» **Objective**
Retype, please, the listing from its opening line through the line that contains "import * as", both included, without the pictures.

» **Supplied information**
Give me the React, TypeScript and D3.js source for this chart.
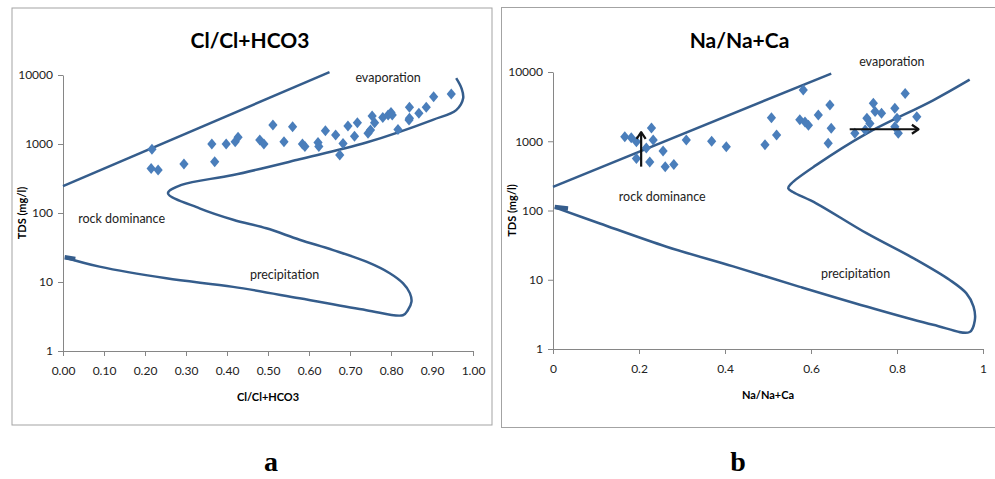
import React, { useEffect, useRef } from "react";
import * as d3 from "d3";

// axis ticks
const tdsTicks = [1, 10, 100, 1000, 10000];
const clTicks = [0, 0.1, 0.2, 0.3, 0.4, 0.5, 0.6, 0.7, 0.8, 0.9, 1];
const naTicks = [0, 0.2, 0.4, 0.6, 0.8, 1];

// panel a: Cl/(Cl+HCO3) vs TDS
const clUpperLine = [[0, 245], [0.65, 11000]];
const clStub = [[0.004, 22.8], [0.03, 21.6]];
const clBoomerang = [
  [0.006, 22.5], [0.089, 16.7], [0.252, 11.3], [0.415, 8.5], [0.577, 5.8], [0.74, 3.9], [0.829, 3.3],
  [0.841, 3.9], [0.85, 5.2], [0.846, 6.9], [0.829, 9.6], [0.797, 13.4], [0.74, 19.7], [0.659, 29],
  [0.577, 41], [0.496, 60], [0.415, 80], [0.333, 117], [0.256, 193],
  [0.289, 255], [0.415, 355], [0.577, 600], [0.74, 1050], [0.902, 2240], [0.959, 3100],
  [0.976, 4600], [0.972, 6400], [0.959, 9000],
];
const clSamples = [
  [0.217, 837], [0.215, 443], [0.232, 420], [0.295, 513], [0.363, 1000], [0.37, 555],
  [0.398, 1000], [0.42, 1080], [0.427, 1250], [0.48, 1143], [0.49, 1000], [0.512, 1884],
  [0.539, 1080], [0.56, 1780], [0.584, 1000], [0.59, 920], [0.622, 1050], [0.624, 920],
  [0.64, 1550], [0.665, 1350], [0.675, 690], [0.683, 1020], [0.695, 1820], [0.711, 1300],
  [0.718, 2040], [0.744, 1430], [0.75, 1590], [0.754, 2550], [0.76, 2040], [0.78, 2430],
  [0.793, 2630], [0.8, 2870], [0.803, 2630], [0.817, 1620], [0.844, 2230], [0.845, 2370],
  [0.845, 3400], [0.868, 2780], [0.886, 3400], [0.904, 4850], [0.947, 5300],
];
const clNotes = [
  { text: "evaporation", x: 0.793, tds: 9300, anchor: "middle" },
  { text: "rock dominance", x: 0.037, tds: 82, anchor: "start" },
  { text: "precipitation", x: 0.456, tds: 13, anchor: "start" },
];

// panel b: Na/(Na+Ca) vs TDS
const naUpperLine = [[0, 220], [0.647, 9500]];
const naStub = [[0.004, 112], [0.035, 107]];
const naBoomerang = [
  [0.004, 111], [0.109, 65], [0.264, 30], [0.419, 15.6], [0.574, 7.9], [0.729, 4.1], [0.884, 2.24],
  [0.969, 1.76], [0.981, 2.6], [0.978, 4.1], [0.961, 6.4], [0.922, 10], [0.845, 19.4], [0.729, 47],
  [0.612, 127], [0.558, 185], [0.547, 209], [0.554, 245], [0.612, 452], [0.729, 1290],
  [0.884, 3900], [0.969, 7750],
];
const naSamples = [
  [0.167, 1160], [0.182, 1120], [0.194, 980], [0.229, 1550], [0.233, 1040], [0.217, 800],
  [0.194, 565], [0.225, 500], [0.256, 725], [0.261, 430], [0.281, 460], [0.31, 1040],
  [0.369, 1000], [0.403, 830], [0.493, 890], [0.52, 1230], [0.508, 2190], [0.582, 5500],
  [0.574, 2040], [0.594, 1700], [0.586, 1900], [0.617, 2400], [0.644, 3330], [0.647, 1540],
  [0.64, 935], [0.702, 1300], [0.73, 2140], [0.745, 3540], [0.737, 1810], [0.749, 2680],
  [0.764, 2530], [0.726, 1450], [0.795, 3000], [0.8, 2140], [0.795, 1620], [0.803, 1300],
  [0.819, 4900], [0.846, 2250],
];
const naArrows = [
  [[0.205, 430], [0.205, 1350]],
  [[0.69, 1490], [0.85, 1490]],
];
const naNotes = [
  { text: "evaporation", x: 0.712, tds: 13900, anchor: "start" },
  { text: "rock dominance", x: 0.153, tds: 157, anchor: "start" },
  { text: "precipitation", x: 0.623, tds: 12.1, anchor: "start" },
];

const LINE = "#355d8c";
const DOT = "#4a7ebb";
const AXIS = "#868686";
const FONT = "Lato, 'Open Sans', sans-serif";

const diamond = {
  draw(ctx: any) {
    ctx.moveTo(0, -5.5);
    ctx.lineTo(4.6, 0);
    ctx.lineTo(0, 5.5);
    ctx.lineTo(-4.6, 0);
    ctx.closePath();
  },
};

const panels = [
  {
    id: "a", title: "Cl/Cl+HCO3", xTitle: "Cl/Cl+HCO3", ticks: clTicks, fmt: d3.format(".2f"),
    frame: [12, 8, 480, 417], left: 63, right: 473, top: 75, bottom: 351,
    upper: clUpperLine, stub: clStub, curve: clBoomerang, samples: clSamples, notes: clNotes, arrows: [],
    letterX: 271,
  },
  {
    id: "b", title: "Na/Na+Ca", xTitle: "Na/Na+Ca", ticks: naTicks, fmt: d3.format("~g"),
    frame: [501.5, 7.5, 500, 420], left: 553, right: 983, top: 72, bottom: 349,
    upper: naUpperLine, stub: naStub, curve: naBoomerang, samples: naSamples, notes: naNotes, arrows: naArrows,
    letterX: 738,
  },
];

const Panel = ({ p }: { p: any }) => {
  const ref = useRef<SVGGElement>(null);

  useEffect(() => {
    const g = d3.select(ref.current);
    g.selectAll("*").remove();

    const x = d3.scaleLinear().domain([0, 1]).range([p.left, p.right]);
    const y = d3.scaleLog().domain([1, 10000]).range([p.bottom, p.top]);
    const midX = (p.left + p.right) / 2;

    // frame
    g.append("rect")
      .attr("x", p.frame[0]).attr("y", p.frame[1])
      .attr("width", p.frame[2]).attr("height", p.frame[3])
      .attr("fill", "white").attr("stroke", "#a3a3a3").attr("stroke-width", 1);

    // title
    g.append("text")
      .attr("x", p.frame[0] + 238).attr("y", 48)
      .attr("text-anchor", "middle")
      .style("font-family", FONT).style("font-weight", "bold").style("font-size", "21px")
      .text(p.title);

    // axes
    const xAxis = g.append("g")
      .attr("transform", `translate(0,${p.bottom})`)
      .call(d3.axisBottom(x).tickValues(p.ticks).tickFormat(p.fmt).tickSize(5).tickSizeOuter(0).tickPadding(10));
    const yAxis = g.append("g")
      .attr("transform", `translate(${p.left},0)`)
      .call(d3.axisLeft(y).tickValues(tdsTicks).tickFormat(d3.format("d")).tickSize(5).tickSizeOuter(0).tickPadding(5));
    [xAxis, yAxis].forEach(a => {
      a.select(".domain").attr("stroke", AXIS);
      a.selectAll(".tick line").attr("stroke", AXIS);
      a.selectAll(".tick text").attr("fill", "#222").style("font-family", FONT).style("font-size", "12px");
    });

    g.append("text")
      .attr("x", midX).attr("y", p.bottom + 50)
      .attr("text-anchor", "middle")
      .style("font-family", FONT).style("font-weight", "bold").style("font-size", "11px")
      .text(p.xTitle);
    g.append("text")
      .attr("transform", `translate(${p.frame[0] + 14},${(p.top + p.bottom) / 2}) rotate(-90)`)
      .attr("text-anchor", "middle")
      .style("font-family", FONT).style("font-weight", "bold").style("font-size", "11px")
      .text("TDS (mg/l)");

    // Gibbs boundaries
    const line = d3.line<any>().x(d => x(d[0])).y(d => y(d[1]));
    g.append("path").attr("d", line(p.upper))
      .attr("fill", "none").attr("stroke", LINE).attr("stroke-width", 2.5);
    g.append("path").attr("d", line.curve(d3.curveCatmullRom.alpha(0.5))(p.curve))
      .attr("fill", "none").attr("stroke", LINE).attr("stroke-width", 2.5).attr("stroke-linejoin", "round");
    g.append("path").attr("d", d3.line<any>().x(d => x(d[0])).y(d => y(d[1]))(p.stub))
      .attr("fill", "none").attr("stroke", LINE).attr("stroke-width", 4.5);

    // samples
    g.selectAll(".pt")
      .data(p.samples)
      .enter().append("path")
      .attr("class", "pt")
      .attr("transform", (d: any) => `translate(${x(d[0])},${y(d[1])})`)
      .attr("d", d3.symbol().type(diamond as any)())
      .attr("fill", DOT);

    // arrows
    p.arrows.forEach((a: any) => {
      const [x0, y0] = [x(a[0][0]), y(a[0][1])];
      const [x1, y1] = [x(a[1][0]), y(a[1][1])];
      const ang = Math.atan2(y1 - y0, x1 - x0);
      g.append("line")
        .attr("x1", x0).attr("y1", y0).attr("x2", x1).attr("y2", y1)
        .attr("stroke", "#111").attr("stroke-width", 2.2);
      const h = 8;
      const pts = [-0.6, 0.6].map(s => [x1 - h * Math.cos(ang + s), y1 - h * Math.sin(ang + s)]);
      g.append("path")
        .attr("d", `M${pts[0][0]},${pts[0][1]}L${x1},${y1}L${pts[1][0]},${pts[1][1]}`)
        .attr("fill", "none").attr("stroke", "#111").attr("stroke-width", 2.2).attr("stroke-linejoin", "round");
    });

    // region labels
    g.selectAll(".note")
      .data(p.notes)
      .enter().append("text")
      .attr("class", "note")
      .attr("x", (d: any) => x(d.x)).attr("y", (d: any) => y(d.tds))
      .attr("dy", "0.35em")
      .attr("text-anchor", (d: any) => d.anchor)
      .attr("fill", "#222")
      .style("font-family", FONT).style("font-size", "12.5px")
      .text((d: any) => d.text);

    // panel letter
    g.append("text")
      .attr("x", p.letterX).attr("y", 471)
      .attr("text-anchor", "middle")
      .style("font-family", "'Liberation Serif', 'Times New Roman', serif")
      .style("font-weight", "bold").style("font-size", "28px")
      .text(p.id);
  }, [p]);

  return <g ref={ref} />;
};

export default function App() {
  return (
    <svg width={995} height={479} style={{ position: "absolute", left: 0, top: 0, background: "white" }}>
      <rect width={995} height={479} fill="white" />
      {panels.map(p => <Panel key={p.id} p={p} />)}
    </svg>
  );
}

» **Exercise response**
Give me the React, TypeScript and D3.js source for this chart.
import React, { useEffect, useRef } from "react";
import * as d3 from "d3";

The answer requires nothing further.